Labour Party veteran Sir Tony Lloyd has died aged 73.
The MP for Rochdale, who served as a politician across Greater Manchester for over 40 years, had been receiving treatment for blood cancer.
But in January, he said it had turned into an aggressive and untreatable form of leukaemia, and he was leaving hospital to “spend the time I have left with my family”.
Despite his illness, Sir Tony ended his message by reassuring his constituents his office would remain open to ensure they were still supported.
Sir Tony was born in Stretford, Greater Manchester, in 1950 and attended the local grammar school, before going to the University of Nottingham to study maths.
But he returned to Manchester to get an MBA and later became a business studies lecturer at the University of Salford.

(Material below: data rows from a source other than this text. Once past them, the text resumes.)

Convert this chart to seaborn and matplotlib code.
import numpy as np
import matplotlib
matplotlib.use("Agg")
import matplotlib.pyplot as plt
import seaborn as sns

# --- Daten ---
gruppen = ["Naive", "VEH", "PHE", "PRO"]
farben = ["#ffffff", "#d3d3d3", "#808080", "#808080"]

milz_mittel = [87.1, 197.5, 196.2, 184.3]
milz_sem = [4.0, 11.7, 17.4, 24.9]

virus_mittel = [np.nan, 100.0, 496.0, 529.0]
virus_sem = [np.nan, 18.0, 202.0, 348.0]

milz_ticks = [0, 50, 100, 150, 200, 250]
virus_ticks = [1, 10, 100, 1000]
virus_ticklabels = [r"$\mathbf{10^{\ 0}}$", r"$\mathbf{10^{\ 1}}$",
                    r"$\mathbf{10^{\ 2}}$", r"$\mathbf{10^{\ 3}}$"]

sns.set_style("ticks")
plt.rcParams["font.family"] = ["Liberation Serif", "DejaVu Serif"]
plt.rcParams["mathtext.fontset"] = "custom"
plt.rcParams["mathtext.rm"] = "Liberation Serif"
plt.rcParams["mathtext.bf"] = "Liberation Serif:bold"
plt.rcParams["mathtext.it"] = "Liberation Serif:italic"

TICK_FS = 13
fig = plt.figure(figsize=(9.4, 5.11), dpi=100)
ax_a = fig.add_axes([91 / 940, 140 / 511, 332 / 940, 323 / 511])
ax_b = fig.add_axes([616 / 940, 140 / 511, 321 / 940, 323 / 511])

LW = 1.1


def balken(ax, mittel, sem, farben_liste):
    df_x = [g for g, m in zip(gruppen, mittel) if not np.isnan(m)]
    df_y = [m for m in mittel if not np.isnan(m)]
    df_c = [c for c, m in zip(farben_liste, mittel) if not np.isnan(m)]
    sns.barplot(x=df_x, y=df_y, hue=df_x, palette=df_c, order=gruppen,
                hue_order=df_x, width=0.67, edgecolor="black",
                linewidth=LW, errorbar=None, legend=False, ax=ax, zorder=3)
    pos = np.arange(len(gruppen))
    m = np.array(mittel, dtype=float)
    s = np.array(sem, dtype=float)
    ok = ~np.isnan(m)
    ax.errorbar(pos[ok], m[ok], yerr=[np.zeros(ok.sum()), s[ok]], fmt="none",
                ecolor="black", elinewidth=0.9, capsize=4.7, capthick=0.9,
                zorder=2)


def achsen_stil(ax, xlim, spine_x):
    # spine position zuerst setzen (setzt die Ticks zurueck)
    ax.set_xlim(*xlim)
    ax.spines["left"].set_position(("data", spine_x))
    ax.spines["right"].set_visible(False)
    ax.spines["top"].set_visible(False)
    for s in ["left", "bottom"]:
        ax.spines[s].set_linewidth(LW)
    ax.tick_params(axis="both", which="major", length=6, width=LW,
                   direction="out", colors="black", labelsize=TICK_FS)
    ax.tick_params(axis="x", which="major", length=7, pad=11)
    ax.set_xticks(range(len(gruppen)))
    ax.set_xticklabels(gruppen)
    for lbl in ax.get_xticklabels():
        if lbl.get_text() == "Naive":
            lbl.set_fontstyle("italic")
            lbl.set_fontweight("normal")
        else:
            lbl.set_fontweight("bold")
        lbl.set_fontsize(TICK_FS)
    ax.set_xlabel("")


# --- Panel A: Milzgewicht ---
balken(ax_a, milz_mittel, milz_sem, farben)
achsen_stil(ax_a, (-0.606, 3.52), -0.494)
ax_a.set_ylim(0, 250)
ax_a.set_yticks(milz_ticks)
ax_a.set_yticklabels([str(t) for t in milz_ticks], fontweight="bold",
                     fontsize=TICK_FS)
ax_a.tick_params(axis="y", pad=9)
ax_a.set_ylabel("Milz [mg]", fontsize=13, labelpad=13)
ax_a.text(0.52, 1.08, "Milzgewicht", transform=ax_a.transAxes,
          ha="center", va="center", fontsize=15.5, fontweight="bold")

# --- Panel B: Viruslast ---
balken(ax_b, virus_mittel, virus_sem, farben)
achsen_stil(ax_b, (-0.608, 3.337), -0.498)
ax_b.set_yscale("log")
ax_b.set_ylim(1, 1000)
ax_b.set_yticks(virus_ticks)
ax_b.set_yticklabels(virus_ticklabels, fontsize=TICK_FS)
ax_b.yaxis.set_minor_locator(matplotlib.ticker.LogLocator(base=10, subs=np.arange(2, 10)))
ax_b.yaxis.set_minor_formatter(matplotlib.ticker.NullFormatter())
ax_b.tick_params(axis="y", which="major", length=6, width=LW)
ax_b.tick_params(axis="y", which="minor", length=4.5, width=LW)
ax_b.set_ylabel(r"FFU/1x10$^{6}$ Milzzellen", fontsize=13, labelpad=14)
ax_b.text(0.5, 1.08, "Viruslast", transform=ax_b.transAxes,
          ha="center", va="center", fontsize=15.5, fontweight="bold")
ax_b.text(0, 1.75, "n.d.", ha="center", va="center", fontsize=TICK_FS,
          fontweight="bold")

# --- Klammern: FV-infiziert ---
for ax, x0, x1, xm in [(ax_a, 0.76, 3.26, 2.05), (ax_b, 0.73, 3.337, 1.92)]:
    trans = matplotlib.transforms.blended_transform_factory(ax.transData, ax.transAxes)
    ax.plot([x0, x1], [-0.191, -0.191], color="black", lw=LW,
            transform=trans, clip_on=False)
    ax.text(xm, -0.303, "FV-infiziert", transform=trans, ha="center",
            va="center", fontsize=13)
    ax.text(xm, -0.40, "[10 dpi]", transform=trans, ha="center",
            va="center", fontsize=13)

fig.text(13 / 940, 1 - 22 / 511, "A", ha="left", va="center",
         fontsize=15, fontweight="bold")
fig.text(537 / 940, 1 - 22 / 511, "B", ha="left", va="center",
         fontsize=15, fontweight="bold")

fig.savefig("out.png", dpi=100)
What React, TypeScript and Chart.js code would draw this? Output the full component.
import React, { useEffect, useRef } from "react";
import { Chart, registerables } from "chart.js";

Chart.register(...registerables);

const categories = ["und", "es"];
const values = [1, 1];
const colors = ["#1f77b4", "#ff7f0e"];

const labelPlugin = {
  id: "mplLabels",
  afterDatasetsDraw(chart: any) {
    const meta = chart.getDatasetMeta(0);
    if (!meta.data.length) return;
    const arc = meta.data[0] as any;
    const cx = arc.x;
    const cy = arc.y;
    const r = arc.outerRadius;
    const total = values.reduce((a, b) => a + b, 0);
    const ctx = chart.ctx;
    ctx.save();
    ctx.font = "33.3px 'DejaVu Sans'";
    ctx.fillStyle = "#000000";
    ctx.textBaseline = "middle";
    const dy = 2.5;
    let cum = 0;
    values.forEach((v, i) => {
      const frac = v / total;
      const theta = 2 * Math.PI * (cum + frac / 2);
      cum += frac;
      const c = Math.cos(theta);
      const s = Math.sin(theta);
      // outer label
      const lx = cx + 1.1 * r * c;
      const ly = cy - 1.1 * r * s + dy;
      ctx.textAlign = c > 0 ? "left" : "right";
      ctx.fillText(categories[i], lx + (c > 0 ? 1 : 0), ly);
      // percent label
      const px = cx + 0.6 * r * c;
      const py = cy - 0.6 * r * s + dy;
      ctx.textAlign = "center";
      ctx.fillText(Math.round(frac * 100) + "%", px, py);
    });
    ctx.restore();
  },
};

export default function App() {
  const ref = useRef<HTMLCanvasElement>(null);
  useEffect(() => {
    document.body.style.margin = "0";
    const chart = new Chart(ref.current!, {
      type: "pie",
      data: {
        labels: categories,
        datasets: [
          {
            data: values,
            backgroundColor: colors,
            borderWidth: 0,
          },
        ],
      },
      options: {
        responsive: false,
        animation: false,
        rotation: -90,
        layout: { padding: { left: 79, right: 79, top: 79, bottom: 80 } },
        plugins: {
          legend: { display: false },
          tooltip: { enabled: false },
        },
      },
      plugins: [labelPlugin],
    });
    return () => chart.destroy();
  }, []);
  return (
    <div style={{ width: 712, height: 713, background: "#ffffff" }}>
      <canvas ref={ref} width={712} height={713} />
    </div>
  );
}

His political career began in 1979 when he won a seat on the Trafford Metropolitan Borough Council, but come 1983, he had turned to national politics, representing his home constituency of Stretford until 1997.
After a shift in boundaries, he then represented Manchester Central until 2012, when he decided to move away from Westminster to return to local politics and run as his region’s police and crime commissioner – overseeing one of the largest forces in the UK.
Following a short stint as the interim mayor for Greater Manchester, he also ran to become the Labour Party candidate for the mayoral elections, but he came second to Andy Burnham.
However, he used the opportunity to return to parliament, serving the constituency of Rochdale from 2017.
During his Westminster career, Sir Tony served as a foreign minister in the early years of Tony Blair’s government, and later became the chair of the parliamentary Labour Party.
While on the opposition benches, he held a huge range of roles, from education through to housing, but most recently served as shadow Scotland secretary in Sir Keir Starmer’s frontbench team.
After being struck by COVID at the height of the pandemic and being put on a ventilator for 10 days, he decided to step back from his role to recover fully, but he remained a dedicated backbench constituency MP.